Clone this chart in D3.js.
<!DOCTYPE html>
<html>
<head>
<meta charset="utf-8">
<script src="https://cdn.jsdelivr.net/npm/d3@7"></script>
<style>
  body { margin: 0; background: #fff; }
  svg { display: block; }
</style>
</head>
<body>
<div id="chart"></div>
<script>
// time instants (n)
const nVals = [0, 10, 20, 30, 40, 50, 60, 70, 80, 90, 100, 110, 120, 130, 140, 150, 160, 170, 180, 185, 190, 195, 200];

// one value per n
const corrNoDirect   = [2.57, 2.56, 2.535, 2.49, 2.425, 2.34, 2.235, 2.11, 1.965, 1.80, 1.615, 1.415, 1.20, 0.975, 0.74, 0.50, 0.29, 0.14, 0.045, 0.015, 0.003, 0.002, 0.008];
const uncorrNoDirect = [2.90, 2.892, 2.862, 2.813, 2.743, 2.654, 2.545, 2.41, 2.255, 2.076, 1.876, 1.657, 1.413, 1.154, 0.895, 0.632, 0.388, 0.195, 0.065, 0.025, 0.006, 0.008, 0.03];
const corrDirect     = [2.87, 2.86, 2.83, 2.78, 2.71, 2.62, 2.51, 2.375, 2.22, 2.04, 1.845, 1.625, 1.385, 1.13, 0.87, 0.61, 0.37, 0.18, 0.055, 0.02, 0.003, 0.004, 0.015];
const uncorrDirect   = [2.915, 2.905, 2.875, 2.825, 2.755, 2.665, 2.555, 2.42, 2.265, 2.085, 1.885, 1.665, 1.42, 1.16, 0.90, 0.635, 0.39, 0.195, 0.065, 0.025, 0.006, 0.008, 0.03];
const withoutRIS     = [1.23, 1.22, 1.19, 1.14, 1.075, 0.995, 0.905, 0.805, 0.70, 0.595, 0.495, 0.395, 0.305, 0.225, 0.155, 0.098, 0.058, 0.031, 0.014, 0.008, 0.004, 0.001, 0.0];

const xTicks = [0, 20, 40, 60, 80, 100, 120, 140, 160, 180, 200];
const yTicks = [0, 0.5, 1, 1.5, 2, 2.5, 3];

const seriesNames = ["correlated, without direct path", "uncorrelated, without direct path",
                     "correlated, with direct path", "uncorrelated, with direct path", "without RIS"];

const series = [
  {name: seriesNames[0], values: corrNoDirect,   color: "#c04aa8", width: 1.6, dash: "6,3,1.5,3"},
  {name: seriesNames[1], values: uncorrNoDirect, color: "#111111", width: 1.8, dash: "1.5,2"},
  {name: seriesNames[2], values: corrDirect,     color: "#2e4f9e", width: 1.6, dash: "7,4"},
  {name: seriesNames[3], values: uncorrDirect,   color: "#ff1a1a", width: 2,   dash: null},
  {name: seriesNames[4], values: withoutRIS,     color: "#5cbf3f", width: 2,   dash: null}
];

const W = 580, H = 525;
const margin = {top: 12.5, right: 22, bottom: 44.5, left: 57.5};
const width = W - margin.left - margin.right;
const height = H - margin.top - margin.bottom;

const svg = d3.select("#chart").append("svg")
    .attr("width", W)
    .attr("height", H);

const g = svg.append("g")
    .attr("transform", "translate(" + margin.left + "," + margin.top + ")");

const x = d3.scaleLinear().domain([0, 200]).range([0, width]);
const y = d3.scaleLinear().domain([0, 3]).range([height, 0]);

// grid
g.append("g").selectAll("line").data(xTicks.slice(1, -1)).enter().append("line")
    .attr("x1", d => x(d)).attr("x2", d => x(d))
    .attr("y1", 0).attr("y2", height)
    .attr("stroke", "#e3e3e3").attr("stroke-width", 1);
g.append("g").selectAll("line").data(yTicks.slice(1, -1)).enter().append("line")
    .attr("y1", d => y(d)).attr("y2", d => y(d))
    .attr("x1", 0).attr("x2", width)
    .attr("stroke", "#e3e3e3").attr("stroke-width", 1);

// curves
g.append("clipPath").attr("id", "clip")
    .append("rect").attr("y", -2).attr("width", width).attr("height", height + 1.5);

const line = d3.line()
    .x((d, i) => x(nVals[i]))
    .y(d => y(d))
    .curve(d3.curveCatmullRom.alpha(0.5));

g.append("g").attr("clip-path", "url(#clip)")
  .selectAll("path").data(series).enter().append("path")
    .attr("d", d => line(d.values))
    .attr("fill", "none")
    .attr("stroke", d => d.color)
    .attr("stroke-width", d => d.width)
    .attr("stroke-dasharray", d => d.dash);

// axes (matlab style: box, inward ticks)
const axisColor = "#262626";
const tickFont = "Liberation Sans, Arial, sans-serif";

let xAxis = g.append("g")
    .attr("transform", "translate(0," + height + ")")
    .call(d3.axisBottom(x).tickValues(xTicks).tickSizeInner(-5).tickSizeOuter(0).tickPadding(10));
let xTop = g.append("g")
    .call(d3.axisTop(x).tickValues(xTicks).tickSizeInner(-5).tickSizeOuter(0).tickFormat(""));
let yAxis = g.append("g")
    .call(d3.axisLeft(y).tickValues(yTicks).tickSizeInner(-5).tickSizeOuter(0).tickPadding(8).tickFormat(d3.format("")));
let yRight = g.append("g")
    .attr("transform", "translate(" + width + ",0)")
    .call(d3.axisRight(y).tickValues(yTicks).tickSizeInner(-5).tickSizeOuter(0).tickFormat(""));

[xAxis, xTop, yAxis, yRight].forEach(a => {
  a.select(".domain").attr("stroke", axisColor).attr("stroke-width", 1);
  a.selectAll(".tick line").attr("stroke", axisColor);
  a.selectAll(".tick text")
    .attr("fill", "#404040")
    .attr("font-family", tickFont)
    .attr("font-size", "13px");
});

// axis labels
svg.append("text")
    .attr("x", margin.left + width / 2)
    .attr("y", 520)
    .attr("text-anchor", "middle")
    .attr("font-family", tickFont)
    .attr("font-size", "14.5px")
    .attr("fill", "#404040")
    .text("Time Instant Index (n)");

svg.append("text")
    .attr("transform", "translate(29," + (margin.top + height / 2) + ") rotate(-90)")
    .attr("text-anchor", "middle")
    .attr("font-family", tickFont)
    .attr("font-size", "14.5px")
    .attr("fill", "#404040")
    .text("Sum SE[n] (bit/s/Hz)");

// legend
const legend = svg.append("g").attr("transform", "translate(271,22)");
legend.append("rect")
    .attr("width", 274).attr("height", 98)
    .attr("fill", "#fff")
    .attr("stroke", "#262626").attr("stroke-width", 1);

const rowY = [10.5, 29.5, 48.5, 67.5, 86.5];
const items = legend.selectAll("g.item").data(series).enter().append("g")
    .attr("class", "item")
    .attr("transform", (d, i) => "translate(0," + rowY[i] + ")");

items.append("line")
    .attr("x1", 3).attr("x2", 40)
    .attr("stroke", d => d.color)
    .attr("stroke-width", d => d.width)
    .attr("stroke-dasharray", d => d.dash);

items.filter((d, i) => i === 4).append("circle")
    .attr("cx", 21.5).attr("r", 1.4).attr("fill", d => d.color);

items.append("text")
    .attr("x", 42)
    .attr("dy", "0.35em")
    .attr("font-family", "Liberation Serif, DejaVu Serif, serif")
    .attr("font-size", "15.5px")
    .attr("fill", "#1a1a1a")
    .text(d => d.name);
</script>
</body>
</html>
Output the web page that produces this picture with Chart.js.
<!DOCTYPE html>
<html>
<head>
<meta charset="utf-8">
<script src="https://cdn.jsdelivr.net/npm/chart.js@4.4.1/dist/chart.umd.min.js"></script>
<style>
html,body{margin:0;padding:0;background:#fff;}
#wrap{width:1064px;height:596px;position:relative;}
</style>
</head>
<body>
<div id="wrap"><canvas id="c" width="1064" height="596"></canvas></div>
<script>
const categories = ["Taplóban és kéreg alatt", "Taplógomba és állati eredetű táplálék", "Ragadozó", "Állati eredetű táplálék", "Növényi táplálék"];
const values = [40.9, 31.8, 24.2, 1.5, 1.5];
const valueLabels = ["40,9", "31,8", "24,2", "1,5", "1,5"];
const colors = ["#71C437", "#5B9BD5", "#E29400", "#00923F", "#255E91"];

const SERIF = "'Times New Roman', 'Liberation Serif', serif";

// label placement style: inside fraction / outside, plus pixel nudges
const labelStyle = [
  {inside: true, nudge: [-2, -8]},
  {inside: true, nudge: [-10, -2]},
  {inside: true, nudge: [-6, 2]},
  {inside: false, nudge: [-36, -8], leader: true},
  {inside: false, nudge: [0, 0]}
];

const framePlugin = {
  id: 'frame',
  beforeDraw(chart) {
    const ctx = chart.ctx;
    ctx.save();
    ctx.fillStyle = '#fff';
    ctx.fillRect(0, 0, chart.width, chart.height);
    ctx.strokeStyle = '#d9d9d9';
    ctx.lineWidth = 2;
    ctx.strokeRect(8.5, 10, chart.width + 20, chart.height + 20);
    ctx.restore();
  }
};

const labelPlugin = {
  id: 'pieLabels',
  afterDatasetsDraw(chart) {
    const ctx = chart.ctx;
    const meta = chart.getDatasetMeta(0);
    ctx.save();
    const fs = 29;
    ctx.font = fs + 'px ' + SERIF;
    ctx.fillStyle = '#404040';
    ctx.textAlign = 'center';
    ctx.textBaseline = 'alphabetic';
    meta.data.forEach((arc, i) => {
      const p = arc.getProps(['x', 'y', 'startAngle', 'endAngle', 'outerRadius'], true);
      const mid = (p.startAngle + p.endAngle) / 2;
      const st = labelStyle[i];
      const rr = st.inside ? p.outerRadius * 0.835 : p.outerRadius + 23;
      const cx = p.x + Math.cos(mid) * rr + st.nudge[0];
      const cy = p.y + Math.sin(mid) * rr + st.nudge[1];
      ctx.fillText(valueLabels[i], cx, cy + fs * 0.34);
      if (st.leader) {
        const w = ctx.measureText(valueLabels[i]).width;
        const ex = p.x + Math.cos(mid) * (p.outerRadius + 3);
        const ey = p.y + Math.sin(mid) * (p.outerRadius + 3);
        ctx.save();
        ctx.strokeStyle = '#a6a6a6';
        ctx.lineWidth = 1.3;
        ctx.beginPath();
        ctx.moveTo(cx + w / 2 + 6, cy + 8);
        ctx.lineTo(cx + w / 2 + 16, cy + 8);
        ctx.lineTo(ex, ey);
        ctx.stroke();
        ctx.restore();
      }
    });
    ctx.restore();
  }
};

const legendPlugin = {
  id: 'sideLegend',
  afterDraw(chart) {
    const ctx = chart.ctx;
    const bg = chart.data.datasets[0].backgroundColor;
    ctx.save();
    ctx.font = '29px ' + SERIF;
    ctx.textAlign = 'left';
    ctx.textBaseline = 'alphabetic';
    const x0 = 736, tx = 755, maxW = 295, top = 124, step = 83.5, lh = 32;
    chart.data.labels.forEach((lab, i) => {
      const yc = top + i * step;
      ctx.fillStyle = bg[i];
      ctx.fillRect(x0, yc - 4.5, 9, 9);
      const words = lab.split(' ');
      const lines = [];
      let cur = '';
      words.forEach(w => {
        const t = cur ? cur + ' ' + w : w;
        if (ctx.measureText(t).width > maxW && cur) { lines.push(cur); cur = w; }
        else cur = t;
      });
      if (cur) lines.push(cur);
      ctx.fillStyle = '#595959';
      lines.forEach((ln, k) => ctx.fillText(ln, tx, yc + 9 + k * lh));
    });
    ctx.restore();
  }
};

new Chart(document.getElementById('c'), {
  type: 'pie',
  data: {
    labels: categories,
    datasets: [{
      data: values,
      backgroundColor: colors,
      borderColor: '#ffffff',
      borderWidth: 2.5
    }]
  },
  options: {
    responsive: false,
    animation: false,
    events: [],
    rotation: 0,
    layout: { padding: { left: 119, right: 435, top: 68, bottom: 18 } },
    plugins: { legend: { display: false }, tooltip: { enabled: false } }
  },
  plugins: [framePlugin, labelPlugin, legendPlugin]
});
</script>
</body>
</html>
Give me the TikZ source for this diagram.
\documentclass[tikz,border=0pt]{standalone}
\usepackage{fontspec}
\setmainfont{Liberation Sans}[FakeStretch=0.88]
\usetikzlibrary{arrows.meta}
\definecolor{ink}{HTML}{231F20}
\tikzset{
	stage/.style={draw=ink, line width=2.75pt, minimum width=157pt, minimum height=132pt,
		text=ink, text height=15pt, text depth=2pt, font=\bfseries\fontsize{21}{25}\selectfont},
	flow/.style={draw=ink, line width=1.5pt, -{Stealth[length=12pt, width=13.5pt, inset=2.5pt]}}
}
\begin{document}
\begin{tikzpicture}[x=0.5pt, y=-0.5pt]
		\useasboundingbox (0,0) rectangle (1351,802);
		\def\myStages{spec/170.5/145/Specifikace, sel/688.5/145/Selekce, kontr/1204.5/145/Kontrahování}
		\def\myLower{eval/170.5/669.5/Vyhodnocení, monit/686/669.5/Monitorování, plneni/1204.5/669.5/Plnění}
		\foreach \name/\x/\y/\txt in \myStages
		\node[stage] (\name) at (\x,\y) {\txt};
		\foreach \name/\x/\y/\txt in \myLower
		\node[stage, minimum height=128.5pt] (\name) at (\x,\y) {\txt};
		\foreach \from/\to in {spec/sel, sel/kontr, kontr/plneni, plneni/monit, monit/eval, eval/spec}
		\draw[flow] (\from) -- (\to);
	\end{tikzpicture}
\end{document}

■ **Stated task**
Copy out exactly the lines running from the line with "Give me the TikZ source for this diagram." to the end of the records, inclusive.

■ **Result of the task**
Give me the TikZ source for this diagram.
\documentclass[tikz,border=0pt]{standalone}
\usepackage{fontspec}
\setmainfont{Liberation Sans}[FakeStretch=0.88]
\usetikzlibrary{arrows.meta}
\definecolor{ink}{HTML}{231F20}
\tikzset{
	stage/.style={draw=ink, line width=2.75pt, minimum width=157pt, minimum height=132pt,
		text=ink, text height=15pt, text depth=2pt, font=\bfseries\fontsize{21}{25}\selectfont},
	flow/.style={draw=ink, line width=1.5pt, -{Stealth[length=12pt, width=13.5pt, inset=2.5pt]}}
}
\begin{document}
\begin{tikzpicture}[x=0.5pt, y=-0.5pt]
		\useasboundingbox (0,0) rectangle (1351,802);
		\def\myStages{spec/170.5/145/Specifikace, sel/688.5/145/Selekce, kontr/1204.5/145/Kontrahování}
		\def\myLower{eval/170.5/669.5/Vyhodnocení, monit/686/669.5/Monitorování, plneni/1204.5/669.5/Plnění}
		\foreach \name/\x/\y/\txt in \myStages
		\node[stage] (\name) at (\x,\y) {\txt};
		\foreach \name/\x/\y/\txt in \myLower
		\node[stage, minimum height=128.5pt] (\name) at (\x,\y) {\txt};
		\foreach \from/\to in {spec/sel, sel/kontr, kontr/plneni, plneni/monit, monit/eval, eval/spec}
		\draw[flow] (\from) -- (\to);
	\end{tikzpicture}
\end{document}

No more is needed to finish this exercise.